Georgi shrugged and twitched her T-Shirt down farther under her jacket, putting on a "Cute Geeky Girl" face, and headed for the arcade.

***********************************************

For his part, Olie was at the police impound yard.  He'd flashed the insurance investigator papers the group had been provided with and had been allowed to prowl around the car some more.  While Georgi had gotten quite a bit of information from the black box of the car, there was still no real answer as to why it had exploded.  He had a suspicion of course.

After little more than a half-hour of searching, he had his answer.  Some erroneous bits of wire, plastic, and a shard of circuit board were in the remains of the gas tank.  The major initial damage to the car appeared to be localized around that area, with the fire finishing off most of the vehicle later.  Had he not been looking for it, or had he been expecting a truly accidental reason for the burning of the car, he'd have missed it.  As it was, somebody had planted a rather sophisticated device in the gas tank to cause the car to explode.  From the lack of wiring to other parts of the vehicle, the trigger was most likely remote.  Somebody else had been there, that night, and they had blown the car.  Olie got his cell phone out and punched up Sam's number.

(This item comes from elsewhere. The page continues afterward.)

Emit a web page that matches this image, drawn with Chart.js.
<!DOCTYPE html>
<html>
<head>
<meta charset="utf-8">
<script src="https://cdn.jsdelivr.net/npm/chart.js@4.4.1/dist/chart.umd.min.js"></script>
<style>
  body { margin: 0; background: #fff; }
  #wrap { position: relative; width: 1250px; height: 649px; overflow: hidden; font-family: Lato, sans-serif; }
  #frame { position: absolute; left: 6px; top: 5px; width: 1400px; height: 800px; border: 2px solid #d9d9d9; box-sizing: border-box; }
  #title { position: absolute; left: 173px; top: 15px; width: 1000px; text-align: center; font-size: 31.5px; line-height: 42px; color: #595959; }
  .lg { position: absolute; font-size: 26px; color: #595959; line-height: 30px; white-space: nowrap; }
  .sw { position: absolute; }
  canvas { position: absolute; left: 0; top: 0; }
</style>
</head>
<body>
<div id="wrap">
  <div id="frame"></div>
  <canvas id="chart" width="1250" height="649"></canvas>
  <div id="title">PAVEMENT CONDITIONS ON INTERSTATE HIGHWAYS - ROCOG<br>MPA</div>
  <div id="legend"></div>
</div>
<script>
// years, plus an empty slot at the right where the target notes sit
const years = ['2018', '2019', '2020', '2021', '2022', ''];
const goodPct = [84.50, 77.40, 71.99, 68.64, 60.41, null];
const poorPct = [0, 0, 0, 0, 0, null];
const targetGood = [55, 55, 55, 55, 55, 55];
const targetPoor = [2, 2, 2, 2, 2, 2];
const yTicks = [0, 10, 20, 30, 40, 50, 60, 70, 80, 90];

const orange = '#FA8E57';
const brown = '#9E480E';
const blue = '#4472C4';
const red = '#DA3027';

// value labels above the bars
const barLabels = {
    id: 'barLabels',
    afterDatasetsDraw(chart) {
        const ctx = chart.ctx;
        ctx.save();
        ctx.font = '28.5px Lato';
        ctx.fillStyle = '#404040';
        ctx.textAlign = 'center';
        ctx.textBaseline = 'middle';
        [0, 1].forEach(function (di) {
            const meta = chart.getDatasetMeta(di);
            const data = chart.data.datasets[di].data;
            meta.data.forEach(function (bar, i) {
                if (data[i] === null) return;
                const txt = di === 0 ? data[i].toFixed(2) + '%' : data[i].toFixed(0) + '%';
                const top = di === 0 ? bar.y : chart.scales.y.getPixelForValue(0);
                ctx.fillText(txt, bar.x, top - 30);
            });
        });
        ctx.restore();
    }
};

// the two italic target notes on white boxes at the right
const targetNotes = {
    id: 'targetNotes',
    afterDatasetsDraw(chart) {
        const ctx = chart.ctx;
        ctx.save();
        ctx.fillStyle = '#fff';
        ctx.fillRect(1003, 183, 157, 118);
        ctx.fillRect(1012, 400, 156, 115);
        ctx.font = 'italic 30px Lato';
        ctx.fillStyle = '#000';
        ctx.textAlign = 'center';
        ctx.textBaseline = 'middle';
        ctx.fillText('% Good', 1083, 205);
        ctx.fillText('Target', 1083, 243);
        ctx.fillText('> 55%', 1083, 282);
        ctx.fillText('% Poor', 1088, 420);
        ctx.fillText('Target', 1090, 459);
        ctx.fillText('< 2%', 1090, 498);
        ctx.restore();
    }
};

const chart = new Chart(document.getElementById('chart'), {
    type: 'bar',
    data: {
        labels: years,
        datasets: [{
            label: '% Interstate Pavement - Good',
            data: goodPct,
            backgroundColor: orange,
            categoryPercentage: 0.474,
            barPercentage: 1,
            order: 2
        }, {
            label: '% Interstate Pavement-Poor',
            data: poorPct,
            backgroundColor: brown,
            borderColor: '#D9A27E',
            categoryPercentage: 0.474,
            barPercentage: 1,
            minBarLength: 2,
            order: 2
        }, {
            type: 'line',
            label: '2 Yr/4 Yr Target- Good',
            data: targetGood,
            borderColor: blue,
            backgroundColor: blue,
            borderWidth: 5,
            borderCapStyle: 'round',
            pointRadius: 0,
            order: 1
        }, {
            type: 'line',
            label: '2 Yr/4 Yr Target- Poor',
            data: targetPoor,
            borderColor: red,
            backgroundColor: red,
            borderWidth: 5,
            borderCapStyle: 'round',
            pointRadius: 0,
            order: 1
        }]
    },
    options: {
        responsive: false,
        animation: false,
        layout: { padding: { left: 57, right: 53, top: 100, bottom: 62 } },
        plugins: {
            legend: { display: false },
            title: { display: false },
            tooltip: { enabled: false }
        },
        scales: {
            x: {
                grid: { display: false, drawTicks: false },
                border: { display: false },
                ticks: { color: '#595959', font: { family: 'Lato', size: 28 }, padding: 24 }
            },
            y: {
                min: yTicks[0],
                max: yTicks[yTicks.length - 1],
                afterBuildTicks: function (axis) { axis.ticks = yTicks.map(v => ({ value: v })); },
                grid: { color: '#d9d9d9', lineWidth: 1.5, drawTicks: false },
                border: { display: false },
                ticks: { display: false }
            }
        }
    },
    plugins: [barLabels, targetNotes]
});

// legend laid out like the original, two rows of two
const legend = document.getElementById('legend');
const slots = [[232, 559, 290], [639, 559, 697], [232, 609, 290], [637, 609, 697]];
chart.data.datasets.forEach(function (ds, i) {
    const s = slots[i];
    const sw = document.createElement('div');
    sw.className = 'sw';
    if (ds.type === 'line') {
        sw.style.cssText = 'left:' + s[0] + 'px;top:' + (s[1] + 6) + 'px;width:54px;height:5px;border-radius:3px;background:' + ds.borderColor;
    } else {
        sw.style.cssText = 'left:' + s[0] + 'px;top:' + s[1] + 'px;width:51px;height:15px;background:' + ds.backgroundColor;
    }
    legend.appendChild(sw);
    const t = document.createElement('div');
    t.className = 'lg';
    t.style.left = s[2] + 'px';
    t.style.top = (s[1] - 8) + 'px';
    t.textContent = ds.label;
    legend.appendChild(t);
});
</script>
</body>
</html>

***********************************************


----------



## fenzer (Jun 27, 2004)

Thanks Heap.  There's been a drought of my favorite stories lately.  Thanks for the refresher.

Post soon.


----------



## HeapThaumaturgist (Jun 28, 2004)

Yea, I need to get to work writing up the rest of this episode, we finished the adventure months ago.  

I've been busy recently playing Alternity.  My new in-laws like gaming alot, and new systems, and none of them had played Alternity before.  I'd brought my D20Modern book and the Dark*Matter book, but we've been playing original Dark*Matter and Star*Drive.  Last night was the first D*M adventure and the first time I've ever run "Exit 23" ... didn't go as planned, didn't go TOO horribly, but I let the folks make their own PCs and one guy got a little too carried away with the Perks and Flaws arena ...  

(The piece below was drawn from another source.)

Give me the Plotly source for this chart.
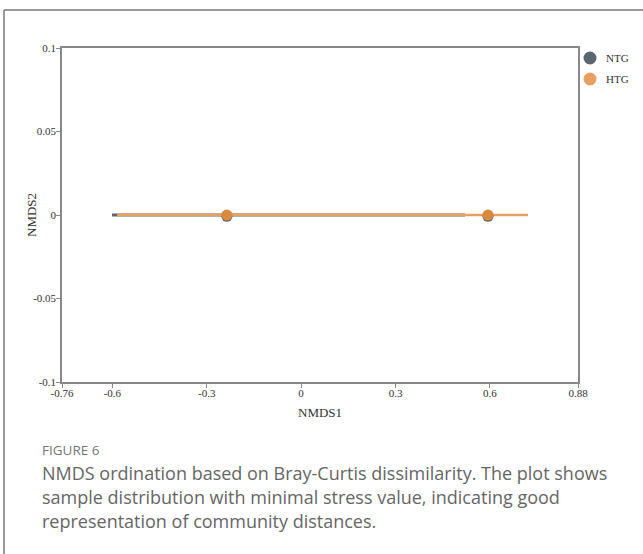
import plotly.graph_objects as go

# ---- data ----
groups = ["NTG", "HTG"]
ntg_x = [-0.236, 0.594]
ntg_y = [-0.0008, -0.0008]
htg_x = [-0.236, 0.594]
htg_y = [0.0, 0.0]
ntg_ellipse_x = [-0.601, 0.521]
ntg_ellipse_y = [0.0, 0.0]
htg_ellipse_x = [-0.585, 0.721]
htg_ellipse_y = [0.0, 0.0]
x_ticks = [-0.76, -0.6, -0.3, 0, 0.3, 0.6, 0.88]
x_ticklabels = ["-0.76", "-0.6", "-0.3", "0", "0.3", "0.6", "0.88"]
y_ticks = [-0.1, -0.05, 0, 0.05, 0.1]
y_ticklabels = ["-0.1", "-0.05", "0", "0.05", "0.1"]

caption_title = "FIGURE 6"
caption_lines = [
    "NMDS ordination based on Bray-Curtis dissimilarity. The plot shows",
    "sample distribution with minimal stress value, indicating good",
    "representation of community distances.",
]

c_ntg = "#5b6770"
c_htg = "#e8a060"
c_htg_pt = "#d98a3d"
legend_colors = [c_ntg, c_htg]

fig = go.Figure()
fig.add_trace(go.Scatter(x=ntg_ellipse_x, y=ntg_ellipse_y, mode="lines",
                         line=dict(color=c_ntg, width=3), showlegend=False, hoverinfo="skip"))
fig.add_trace(go.Scatter(x=htg_ellipse_x, y=htg_ellipse_y, mode="lines",
                         line=dict(color=c_htg, width=2.5), showlegend=False, hoverinfo="skip"))
fig.add_trace(go.Scatter(x=ntg_x, y=ntg_y, mode="markers", name=groups[0],
                         marker=dict(color=c_ntg, size=11), showlegend=False))
fig.add_trace(go.Scatter(x=htg_x, y=htg_y, mode="markers", name=groups[1],
                         marker=dict(color=c_htg_pt, size=11), showlegend=False))

W, H = 643, 554
L, R, T, B = 62, 578, 48, 382

def px(x):
    return (x - L) / (R - L)

def py(y):
    return (B - y) / (B - T)

axis_common = dict(
    showgrid=False, zeroline=False, showline=True, mirror=True,
    linecolor="#888888", linewidth=1.5, automargin=False,
    ticks="outside", ticklen=4, tickwidth=1, tickcolor="#888888",
    tickfont=dict(family="Liberation Serif", size=11, color="#333333"),
)

fig.update_layout(
    width=W, height=H,
    margin=dict(l=L, r=W - R, t=T, b=H - B),
    paper_bgcolor="white", plot_bgcolor="white",
    xaxis=dict(range=[-0.76, 0.88], tickvals=x_ticks, ticktext=x_ticklabels,
               ticklabelstandoff=-4, **axis_common),
    yaxis=dict(range=[-0.1, 0.1], tickvals=y_ticks, ticktext=y_ticklabels,
               ticklabelstandoff=-2, **axis_common),
    showlegend=False,
)

title_font = dict(family="Liberation Serif", size=13, color="#333333")
fig.add_annotation(xref="paper", yref="paper", x=px(320), y=py(413), text="NMDS1",
                   showarrow=False, font=title_font, xanchor="center", yanchor="middle")
fig.add_annotation(xref="paper", yref="paper", x=px(31), y=py(215), text="NMDS2",
                   showarrow=False, font=title_font, textangle=-90, xanchor="center", yanchor="middle")

# legend (drawn manually so it does not push the plot area)
for i, (g, c) in enumerate(zip(groups, legend_colors)):
    yc = py(58 + 21 * i)
    fig.add_shape(type="circle", xref="paper", yref="paper", xsizemode="pixel", ysizemode="pixel",
                  xanchor=px(590), yanchor=yc, x0=-6.5, x1=6.5, y0=-6.5, y1=6.5,
                  fillcolor=c, line=dict(width=0))
    fig.add_annotation(xref="paper", yref="paper", x=px(604), y=yc, text=g, showarrow=False,
                       xanchor="left", yanchor="middle",
                       font=dict(family="Liberation Serif", size=11, color="#333333"))

# outer frame (left and top edges)
fig.add_shape(type="line", xref="paper", yref="paper", x0=px(4), x1=px(660), y0=py(10), y1=py(10),
              line=dict(color="#777777", width=1.5))
fig.add_shape(type="line", xref="paper", yref="paper", x0=px(4), x1=px(4), y0=py(10), y1=py(570),
              line=dict(color="#777777", width=1.5))

fig.add_annotation(xref="paper", yref="paper", x=px(40), y=py(450), xanchor="left", yanchor="middle",
                   text=caption_title, showarrow=False,
                   font=dict(family="Open Sans", size=13.5, color="#777777"))
for i, line in enumerate(caption_lines):
    fig.add_annotation(xref="paper", yref="paper", x=px(40), y=py(473 + 24 * i), xanchor="left",
                       yanchor="middle", text=line, showarrow=False,
                       font=dict(family="Open Sans", size=18, color="#666666"))

fig.write_html("out.html")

And now I'm off to run Raw Recuits.

UPDATE

Well, I ran Raw Recruits AND London Calling tonight ... Raw Recruits went very well, if VERY different from how most people seem to have run it.  It was a very quick adventure because the team went in to investigate what they were sent in to learn ... and little else.  To them, their cover was alot more important than, I quote:  "Going Mulder on these people and getting ourselves in the toilet with Patterson."  Some highlights:

"Shhh, the kid's room has bugs all over it ... he's being watched by Masons." 

"Yea, the Coach had a Masonic ring ... and I bet the teacher is one of the 'Daughters of Lot'."  

((  For those of you that don't know about the Masons, there's an order for the girls (younger girls, anyway, and daughters of Masons) called "The Order of the Daughters of Job" ... in the bible Lot's daughters were the ones who got their dad drunk and slept with him.  ))

Some things never came up in play:

Every time I had them roll a Perception check to notice Amanda Jernigan (the teacher/Jerry's mother) ... IE, when she got in the SUV etc, everybody failed it ... then, after drawing the connection between Amanda and the "bugged" items, and me dropping the fact that she lived ACROSS THE STREET twice, nobody thought to go over there to check out her place.

After being very sure to catch the whole "Poltergeist Strike" on tape ... nobody thinks to go back and review the tape at all.

The gang very quickly figured out that Jerry was the source of the poltergeist activity around the house, which seemed to satisfy them.  They went to the game to tape Jerry and FINALLY spotted Amanda Jernigan and FINALLY spotted the MIBs for the very first time.

"As you're looking around the game, looking for anybody with a particular interest in Jerry, you notice two men in the upper bleachers ... white shirts, narrow black ties, hats, overcoats ... sunglasses at sundown ..."

"Ah.  I was wondering when they were going to show up."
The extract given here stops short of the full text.